Retype the listing below line for line, but only from the line with "What D3.js code" down to the line with "100, 150, 200];", inclusive. Pictures stay out.

MATERIAL FOR THE TASK
Start

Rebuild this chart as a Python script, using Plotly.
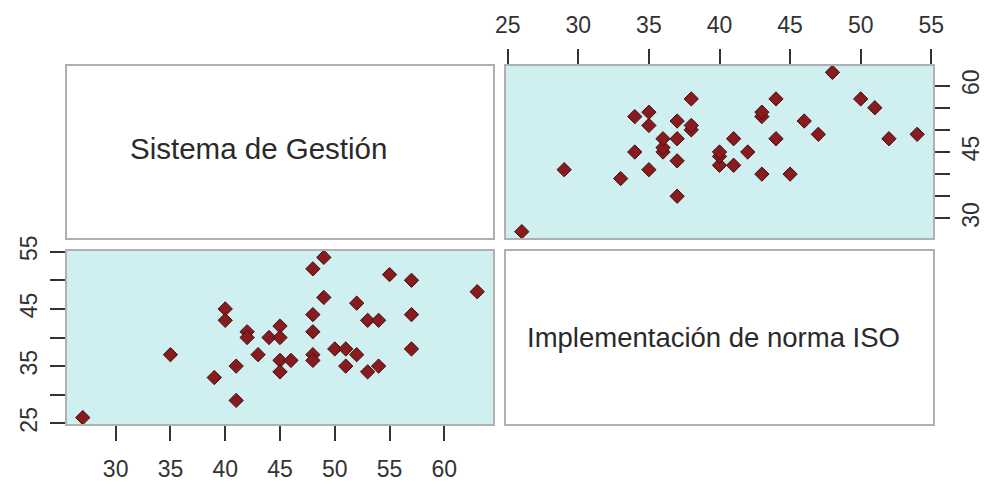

End
Start

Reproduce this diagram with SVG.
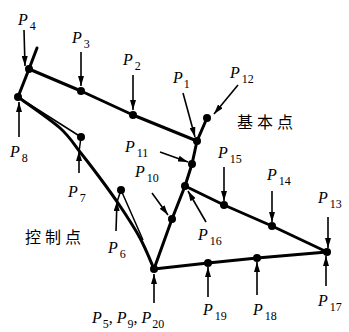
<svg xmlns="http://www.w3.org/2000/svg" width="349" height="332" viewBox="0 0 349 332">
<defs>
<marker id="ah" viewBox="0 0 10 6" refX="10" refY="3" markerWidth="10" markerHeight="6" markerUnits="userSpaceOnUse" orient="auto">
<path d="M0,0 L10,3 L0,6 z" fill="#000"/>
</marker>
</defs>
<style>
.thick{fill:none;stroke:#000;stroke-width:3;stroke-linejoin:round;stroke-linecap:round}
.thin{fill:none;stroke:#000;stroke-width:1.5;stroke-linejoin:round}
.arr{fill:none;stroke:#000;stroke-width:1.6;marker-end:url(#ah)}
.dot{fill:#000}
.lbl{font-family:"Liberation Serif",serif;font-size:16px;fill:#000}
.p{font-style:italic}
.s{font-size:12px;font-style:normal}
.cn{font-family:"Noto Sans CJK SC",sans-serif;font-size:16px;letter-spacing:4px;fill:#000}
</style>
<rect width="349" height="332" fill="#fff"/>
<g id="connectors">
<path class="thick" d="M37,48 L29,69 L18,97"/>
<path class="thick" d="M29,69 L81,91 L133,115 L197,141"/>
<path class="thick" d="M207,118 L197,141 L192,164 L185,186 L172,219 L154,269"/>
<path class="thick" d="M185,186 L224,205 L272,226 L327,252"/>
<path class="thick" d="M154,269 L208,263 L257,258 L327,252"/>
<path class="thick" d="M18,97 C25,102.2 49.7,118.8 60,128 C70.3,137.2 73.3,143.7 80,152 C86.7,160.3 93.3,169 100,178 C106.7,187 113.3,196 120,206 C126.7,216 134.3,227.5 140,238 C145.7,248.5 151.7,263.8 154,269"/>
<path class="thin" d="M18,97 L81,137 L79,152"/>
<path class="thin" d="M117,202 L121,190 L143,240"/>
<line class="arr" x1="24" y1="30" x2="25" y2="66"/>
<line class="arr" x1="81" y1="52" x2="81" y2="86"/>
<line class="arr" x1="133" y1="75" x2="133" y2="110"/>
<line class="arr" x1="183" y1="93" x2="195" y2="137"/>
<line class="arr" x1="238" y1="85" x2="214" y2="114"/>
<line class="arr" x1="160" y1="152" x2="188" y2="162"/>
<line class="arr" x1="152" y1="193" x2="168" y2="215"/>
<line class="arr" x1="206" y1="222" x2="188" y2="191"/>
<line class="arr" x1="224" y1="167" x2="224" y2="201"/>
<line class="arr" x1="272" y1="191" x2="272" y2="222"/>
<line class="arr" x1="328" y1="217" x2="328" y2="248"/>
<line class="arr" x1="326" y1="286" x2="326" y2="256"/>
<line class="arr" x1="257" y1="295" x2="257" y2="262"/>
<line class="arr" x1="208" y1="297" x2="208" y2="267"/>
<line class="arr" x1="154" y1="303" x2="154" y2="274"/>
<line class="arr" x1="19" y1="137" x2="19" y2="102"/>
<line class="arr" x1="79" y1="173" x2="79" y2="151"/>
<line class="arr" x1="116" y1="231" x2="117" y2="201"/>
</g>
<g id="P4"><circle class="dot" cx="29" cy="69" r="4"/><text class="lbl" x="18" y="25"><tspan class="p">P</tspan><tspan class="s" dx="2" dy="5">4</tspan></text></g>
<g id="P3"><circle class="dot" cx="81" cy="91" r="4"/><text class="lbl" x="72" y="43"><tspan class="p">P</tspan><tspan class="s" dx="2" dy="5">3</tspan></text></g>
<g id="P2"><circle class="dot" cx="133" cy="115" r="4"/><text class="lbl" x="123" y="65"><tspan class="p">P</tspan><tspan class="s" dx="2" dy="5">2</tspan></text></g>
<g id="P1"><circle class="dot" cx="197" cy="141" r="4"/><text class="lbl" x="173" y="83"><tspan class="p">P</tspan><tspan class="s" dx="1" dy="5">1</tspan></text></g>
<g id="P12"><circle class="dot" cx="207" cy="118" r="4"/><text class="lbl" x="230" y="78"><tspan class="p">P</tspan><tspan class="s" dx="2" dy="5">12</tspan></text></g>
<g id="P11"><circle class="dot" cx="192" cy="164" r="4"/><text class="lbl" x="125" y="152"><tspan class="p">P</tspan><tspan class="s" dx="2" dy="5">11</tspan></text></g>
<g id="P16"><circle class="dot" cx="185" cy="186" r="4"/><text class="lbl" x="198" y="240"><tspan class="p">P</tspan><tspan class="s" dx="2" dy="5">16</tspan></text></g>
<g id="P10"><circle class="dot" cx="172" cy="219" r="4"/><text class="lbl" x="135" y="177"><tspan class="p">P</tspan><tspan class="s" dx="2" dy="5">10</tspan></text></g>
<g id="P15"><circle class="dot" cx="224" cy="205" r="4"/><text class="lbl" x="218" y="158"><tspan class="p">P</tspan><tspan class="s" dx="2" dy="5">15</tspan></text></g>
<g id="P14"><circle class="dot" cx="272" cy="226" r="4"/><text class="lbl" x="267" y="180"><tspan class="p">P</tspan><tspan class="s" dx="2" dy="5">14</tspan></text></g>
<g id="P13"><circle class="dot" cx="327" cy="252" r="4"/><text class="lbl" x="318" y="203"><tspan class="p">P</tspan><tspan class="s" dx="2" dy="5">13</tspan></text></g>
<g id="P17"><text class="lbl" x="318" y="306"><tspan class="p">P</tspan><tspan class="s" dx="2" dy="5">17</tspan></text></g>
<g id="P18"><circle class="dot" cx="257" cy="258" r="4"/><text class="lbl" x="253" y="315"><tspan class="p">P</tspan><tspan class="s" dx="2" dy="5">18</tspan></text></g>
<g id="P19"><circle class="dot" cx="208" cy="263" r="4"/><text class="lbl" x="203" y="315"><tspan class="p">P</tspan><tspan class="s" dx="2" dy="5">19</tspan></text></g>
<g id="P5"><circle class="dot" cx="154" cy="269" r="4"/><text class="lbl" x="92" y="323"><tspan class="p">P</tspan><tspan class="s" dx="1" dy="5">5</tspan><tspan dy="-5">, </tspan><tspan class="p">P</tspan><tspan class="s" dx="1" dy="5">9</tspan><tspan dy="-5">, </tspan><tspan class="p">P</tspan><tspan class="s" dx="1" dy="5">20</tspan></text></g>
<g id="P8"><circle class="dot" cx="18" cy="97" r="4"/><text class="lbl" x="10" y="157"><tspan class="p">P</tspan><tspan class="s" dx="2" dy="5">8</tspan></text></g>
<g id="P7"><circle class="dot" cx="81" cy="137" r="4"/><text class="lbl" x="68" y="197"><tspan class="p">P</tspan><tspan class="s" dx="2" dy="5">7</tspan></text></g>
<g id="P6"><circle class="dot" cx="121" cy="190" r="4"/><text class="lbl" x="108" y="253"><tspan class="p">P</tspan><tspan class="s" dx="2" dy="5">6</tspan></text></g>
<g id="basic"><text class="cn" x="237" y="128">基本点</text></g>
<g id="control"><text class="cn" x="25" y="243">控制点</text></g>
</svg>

End
Start

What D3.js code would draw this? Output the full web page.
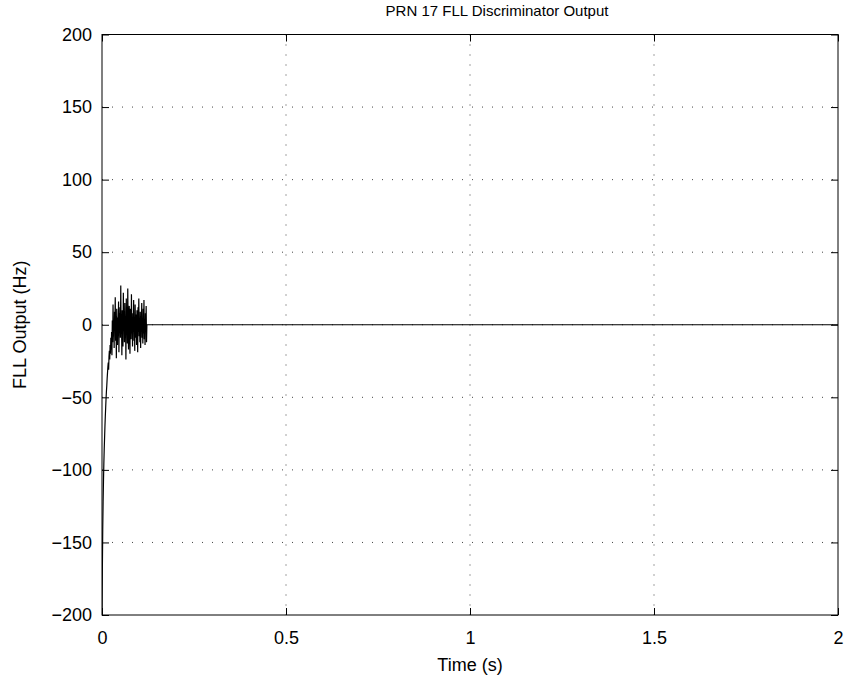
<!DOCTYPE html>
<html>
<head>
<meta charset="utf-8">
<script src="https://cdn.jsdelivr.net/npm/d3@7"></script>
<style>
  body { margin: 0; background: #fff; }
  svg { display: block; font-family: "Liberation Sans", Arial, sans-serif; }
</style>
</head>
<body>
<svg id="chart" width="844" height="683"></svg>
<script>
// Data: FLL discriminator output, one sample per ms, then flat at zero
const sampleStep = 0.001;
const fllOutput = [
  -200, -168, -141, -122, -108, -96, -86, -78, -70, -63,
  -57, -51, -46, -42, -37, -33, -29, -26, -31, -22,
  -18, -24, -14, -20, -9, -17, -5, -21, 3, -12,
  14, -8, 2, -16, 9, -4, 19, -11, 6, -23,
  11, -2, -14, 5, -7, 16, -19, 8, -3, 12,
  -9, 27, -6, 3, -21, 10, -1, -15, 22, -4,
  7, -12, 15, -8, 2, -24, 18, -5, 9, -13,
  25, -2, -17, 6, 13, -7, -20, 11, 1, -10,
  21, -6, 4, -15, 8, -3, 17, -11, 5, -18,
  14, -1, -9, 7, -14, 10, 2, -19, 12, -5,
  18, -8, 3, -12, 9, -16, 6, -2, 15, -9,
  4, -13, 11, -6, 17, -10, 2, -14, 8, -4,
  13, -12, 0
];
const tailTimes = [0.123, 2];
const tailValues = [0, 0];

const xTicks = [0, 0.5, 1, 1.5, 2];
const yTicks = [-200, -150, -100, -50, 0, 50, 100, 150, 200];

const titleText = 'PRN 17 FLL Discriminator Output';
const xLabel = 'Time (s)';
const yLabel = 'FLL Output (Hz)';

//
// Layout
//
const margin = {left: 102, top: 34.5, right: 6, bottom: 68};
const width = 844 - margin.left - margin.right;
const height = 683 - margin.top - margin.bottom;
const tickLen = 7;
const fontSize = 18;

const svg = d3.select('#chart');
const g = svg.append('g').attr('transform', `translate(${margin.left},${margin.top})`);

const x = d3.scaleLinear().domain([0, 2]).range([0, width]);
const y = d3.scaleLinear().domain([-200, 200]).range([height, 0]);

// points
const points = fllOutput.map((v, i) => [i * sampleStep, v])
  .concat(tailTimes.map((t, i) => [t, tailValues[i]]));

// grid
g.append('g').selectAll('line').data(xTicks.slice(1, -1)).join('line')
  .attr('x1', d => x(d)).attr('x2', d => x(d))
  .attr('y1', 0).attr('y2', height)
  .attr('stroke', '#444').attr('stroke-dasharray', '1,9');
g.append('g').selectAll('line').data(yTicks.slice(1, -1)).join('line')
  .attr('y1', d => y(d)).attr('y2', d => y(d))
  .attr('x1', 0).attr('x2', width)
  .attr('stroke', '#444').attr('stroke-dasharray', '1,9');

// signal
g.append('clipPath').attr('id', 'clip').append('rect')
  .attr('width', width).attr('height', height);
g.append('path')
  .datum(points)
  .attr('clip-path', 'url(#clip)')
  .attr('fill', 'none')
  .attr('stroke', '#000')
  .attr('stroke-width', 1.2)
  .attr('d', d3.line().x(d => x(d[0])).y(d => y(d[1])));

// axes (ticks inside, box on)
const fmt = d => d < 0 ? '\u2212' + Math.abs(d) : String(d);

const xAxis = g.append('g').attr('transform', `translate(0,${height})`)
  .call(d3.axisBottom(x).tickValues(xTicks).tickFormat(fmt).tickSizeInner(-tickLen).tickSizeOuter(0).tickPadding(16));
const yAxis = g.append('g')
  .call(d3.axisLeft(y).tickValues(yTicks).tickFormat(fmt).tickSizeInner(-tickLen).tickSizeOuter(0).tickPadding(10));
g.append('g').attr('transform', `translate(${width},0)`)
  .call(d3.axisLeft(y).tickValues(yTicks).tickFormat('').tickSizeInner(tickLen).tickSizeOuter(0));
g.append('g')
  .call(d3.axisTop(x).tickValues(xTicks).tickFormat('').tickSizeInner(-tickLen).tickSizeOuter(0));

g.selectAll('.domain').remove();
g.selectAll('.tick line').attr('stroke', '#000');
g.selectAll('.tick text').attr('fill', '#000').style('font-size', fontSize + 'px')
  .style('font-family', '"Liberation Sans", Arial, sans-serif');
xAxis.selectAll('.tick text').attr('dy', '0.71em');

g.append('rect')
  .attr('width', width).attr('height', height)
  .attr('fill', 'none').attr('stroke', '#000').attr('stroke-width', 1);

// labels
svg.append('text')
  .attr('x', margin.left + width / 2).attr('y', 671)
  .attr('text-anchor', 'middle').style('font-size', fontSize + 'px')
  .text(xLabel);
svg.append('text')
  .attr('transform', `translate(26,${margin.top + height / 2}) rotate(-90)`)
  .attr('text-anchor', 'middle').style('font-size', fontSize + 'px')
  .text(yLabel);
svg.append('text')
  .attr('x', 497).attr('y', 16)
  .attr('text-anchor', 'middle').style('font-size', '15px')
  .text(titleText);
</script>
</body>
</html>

End

RESPONSE TO THIS TASK
What D3.js code would draw this? Output the full web page.
<!DOCTYPE html>
<html>
<head>
<meta charset="utf-8">
<script src="https://cdn.jsdelivr.net/npm/d3@7"></script>
<style>
  body { margin: 0; background: #fff; }
  svg { display: block; font-family: "Liberation Sans", Arial, sans-serif; }
</style>
</head>
<body>
<svg id="chart" width="844" height="683"></svg>
<script>
// Data: FLL discriminator output, one sample per ms, then flat at zero
const sampleStep = 0.001;
const fllOutput = [
  -200, -168, -141, -122, -108, -96, -86, -78, -70, -63,
  -57, -51, -46, -42, -37, -33, -29, -26, -31, -22,
  -18, -24, -14, -20, -9, -17, -5, -21, 3, -12,
  14, -8, 2, -16, 9, -4, 19, -11, 6, -23,
  11, -2, -14, 5, -7, 16, -19, 8, -3, 12,
  -9, 27, -6, 3, -21, 10, -1, -15, 22, -4,
  7, -12, 15, -8, 2, -24, 18, -5, 9, -13,
  25, -2, -17, 6, 13, -7, -20, 11, 1, -10,
  21, -6, 4, -15, 8, -3, 17, -11, 5, -18,
  14, -1, -9, 7, -14, 10, 2, -19, 12, -5,
  18, -8, 3, -12, 9, -16, 6, -2, 15, -9,
  4, -13, 11, -6, 17, -10, 2, -14, 8, -4,
  13, -12, 0
];
const tailTimes = [0.123, 2];
const tailValues = [0, 0];

const xTicks = [0, 0.5, 1, 1.5, 2];
const yTicks = [-200, -150, -100, -50, 0, 50, 100, 150, 200];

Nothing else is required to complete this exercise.